** start Supplied records **
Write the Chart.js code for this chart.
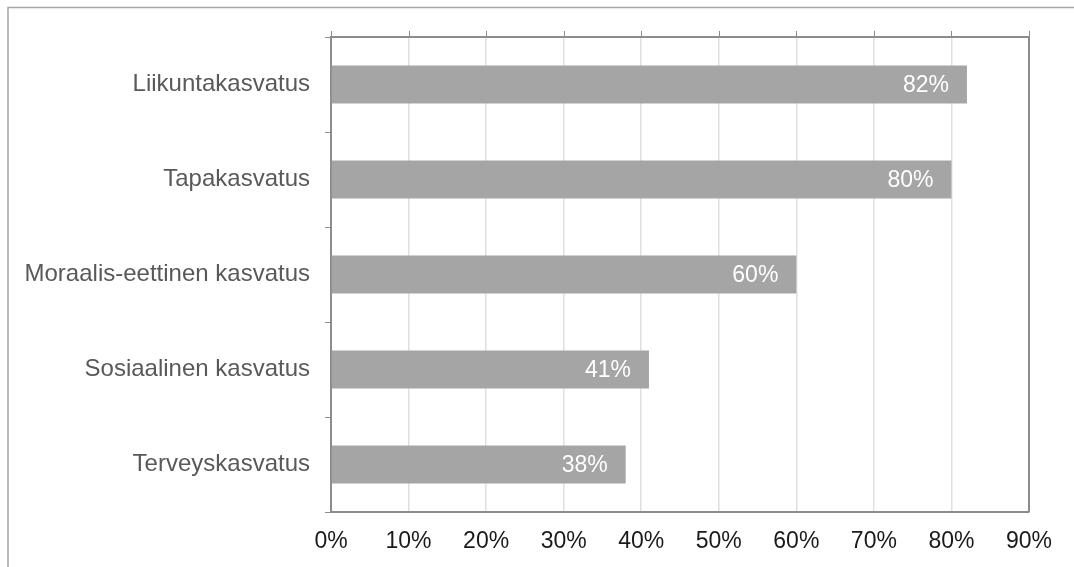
<!DOCTYPE html>
<html lang="fi">
<head>
    <meta charset="UTF-8">
    <title>Kasvatusalueet</title>
    <style>
        html, body { margin: 0; padding: 0; background: #fff; }
        #wrap { width: 1074px; height: 567px; }
    </style>
    <script src="https://cdn.jsdelivr.net/npm/chart.js"></script>
</head>
<body>
<div id="wrap"><canvas id="chart"></canvas></div>
<script>
    // Kasvatuksen osa-alueet ja osuudet (%)
    const categories = [
        'Liikuntakasvatus',
        'Tapakasvatus',
        'Moraalis-eettinen kasvatus',
        'Sosiaalinen kasvatus',
        'Terveyskasvatus'
    ];
    const shares = [82, 80, 60, 41, 38];
    const xTicks = [0, 10, 20, 30, 40, 50, 60, 70, 80, 90];

    const axisGray = '#8c8c8c';
    const fontFamily = '"Liberation Sans", Arial, sans-serif';

    // Kehys kuvan ylä- ja vasempaan reunaan sekä kuvaajan ylä- ja oikea reuna
    const framePlugin = {
        id: 'frame',
        beforeDraw(chart) {
            const ctx = chart.ctx;
            ctx.save();
            ctx.strokeStyle = '#a6a6a6';
            ctx.lineWidth = 1.5;
            ctx.beginPath();
            ctx.moveTo(8, 567);
            ctx.lineTo(8, 7.5);
            ctx.lineTo(1074, 7.5);
            ctx.stroke();
            ctx.restore();
        },
        afterDatasetsDraw(chart) {
            const ctx = chart.ctx;
            const a = chart.chartArea;
            ctx.save();
            ctx.strokeStyle = axisGray;
            ctx.lineWidth = 2;
            ctx.beginPath();
            ctx.moveTo(a.left, a.top);
            ctx.lineTo(a.right, a.top);
            ctx.lineTo(a.right, a.bottom);
            ctx.stroke();
            // pienet merkit yläreunaan
            ctx.lineWidth = 1;
            const xs = chart.scales.x;
            xTicks.forEach(v => {
                const px = Math.round(xs.getPixelForValue(v)) + 0.5;
                ctx.beginPath();
                ctx.moveTo(px, a.top - 6);
                ctx.lineTo(px, a.top);
                ctx.stroke();
            });
            ctx.restore();
        }
    };

    // Arvot palkkien sisälle oikeaan päähän
    const valueLabels = {
        id: 'valueLabels',
        afterDatasetsDraw(chart) {
            const ctx = chart.ctx;
            const meta = chart.getDatasetMeta(0);
            ctx.save();
            ctx.fillStyle = '#ffffff';
            ctx.font = '23px ' + fontFamily;
            ctx.textAlign = 'right';
            ctx.textBaseline = 'middle';
            meta.data.forEach((bar, i) => {
                ctx.fillText(shares[i] + '%', bar.x - 18, bar.y + 1);
            });
            ctx.restore();
        }
    };

    new Chart(document.getElementById('chart'), {
        type: 'bar',
        data: {
            labels: categories,
            datasets: [{
                data: shares,
                backgroundColor: '#a5a5a5',
                barPercentage: 0.8,
                categoryPercentage: 0.5
            }]
        },
        options: {
            indexAxis: 'y',
            responsive: true,
            maintainAspectRatio: false,
            animation: false,
            layout: { padding: { top: 37, right: 45, left: 0, bottom: 0 } },
            plugins: {
                legend: { display: false },
                tooltip: { enabled: false }
            },
            scales: {
                x: {
                    min: 0,
                    max: 90,
                    afterBuildTicks(scale) {
                        scale.ticks = xTicks.map(v => ({ value: v }));
                    },
                    afterFit(scale) { scale.height = 55; },
                    ticks: {
                        callback: v => v + '%',
                        color: '#1a1a1a',
                        font: { family: fontFamily, size: 23 },
                        padding: 16,
                        maxRotation: 0,
                        autoSkip: false
                    },
                    grid: {
                        color: '#e0e0e0',
                        lineWidth: 1.5,
                        drawTicks: false
                    },
                    border: { color: axisGray, width: 2 }
                },
                y: {
                    afterFit(scale) { scale.width = 331; },
                    ticks: {
                        color: '#595959',
                        font: { family: fontFamily, size: 24 },
                        padding: 15
                    },
                    grid: {
                        offset: true,
                        drawOnChartArea: false,
                        drawTicks: true,
                        tickLength: 6,
                        color: axisGray,
                        lineWidth: 1
                    },
                    border: { color: axisGray, width: 2 }
                }
            }
        },
        plugins: [framePlugin, valueLabels]
    });
</script>
</body>
</html>
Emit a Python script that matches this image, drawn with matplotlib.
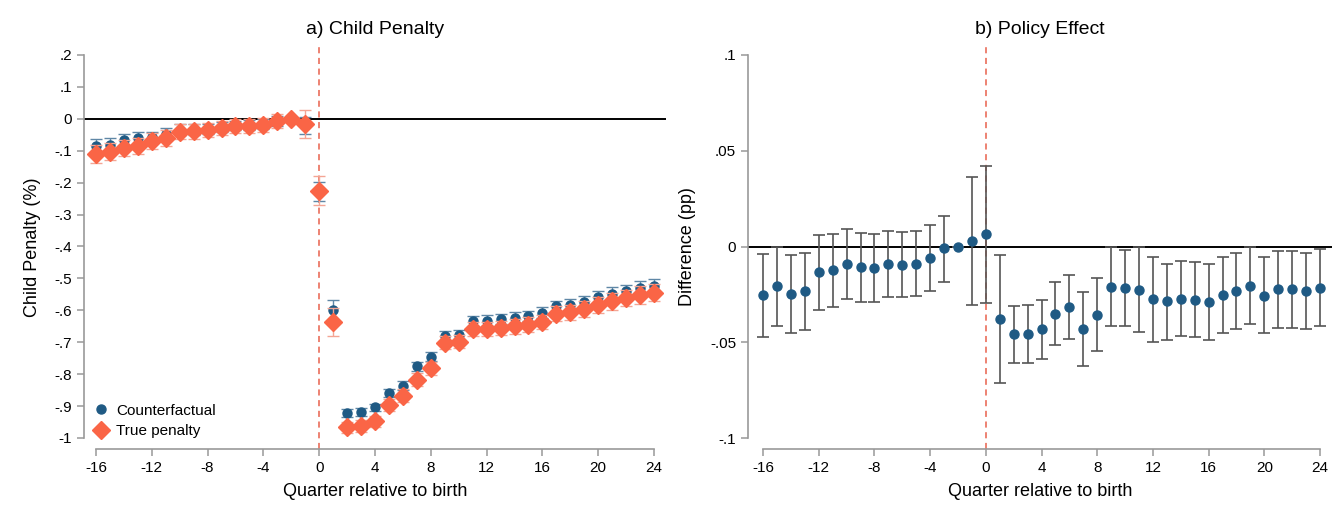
** end Supplied records **
**Work instructions:** Without including the pictures, return each record above exactly as it stands.

**Written reply:**
Write the Chart.js code for this chart.
<!DOCTYPE html>
<html lang="fi">
<head>
    <meta charset="UTF-8">
    <title>Kasvatusalueet</title>
    <style>
        html, body { margin: 0; padding: 0; background: #fff; }
        #wrap { width: 1074px; height: 567px; }
    </style>
    <script src="https://cdn.jsdelivr.net/npm/chart.js"></script>
</head>
<body>
<div id="wrap"><canvas id="chart"></canvas></div>
<script>
    // Kasvatuksen osa-alueet ja osuudet (%)
    const categories = [
        'Liikuntakasvatus',
        'Tapakasvatus',
        'Moraalis-eettinen kasvatus',
        'Sosiaalinen kasvatus',
        'Terveyskasvatus'
    ];
    const shares = [82, 80, 60, 41, 38];
    const xTicks = [0, 10, 20, 30, 40, 50, 60, 70, 80, 90];

    const axisGray = '#8c8c8c';
    const fontFamily = '"Liberation Sans", Arial, sans-serif';

    // Kehys kuvan ylä- ja vasempaan reunaan sekä kuvaajan ylä- ja oikea reuna
    const framePlugin = {
        id: 'frame',
        beforeDraw(chart) {
            const ctx = chart.ctx;
            ctx.save();
            ctx.strokeStyle = '#a6a6a6';
            ctx.lineWidth = 1.5;
            ctx.beginPath();
            ctx.moveTo(8, 567);
            ctx.lineTo(8, 7.5);
            ctx.lineTo(1074, 7.5);
            ctx.stroke();
            ctx.restore();
        },
        afterDatasetsDraw(chart) {
            const ctx = chart.ctx;
            const a = chart.chartArea;
            ctx.save();
            ctx.strokeStyle = axisGray;
            ctx.lineWidth = 2;
            ctx.beginPath();
            ctx.moveTo(a.left, a.top);
            ctx.lineTo(a.right, a.top);
            ctx.lineTo(a.right, a.bottom);
            ctx.stroke();
            // pienet merkit yläreunaan
            ctx.lineWidth = 1;
            const xs = chart.scales.x;
            xTicks.forEach(v => {
                const px = Math.round(xs.getPixelForValue(v)) + 0.5;
                ctx.beginPath();
                ctx.moveTo(px, a.top - 6);
                ctx.lineTo(px, a.top);
                ctx.stroke();
            });
            ctx.restore();
        }
    };

    // Arvot palkkien sisälle oikeaan päähän
    const valueLabels = {
        id: 'valueLabels',
        afterDatasetsDraw(chart) {
            const ctx = chart.ctx;
            const meta = chart.getDatasetMeta(0);
            ctx.save();
            ctx.fillStyle = '#ffffff';
            ctx.font = '23px ' + fontFamily;
            ctx.textAlign = 'right';
            ctx.textBaseline = 'middle';
            meta.data.forEach((bar, i) => {
                ctx.fillText(shares[i] + '%', bar.x - 18, bar.y + 1);
            });
            ctx.restore();
        }
    };

    new Chart(document.getElementById('chart'), {
        type: 'bar',
        data: {
            labels: categories,
            datasets: [{
                data: shares,
                backgroundColor: '#a5a5a5',
                barPercentage: 0.8,
                categoryPercentage: 0.5
            }]
        },
        options: {
            indexAxis: 'y',
            responsive: true,
            maintainAspectRatio: false,
            animation: false,
            layout: { padding: { top: 37, right: 45, left: 0, bottom: 0 } },
            plugins: {
                legend: { display: false },
                tooltip: { enabled: false }
            },
            scales: {
                x: {
                    min: 0,
                    max: 90,
                    afterBuildTicks(scale) {
                        scale.ticks = xTicks.map(v => ({ value: v }));
                    },
                    afterFit(scale) { scale.height = 55; },
                    ticks: {
                        callback: v => v + '%',
                        color: '#1a1a1a',
                        font: { family: fontFamily, size: 23 },
                        padding: 16,
                        maxRotation: 0,
                        autoSkip: false
                    },
                    grid: {
                        color: '#e0e0e0',
                        lineWidth: 1.5,
                        drawTicks: false
                    },
                    border: { color: axisGray, width: 2 }
                },
                y: {
                    afterFit(scale) { scale.width = 331; },
                    ticks: {
                        color: '#595959',
                        font: { family: fontFamily, size: 24 },
                        padding: 15
                    },
                    grid: {
                        offset: true,
                        drawOnChartArea: false,
                        drawTicks: true,
                        tickLength: 6,
                        color: axisGray,
                        lineWidth: 1
                    },
                    border: { color: axisGray, width: 2 }
                }
            }
        },
        plugins: [framePlugin, valueLabels]
    });
</script>
</body>
</html>
Emit a Python script that matches this image, drawn with matplotlib.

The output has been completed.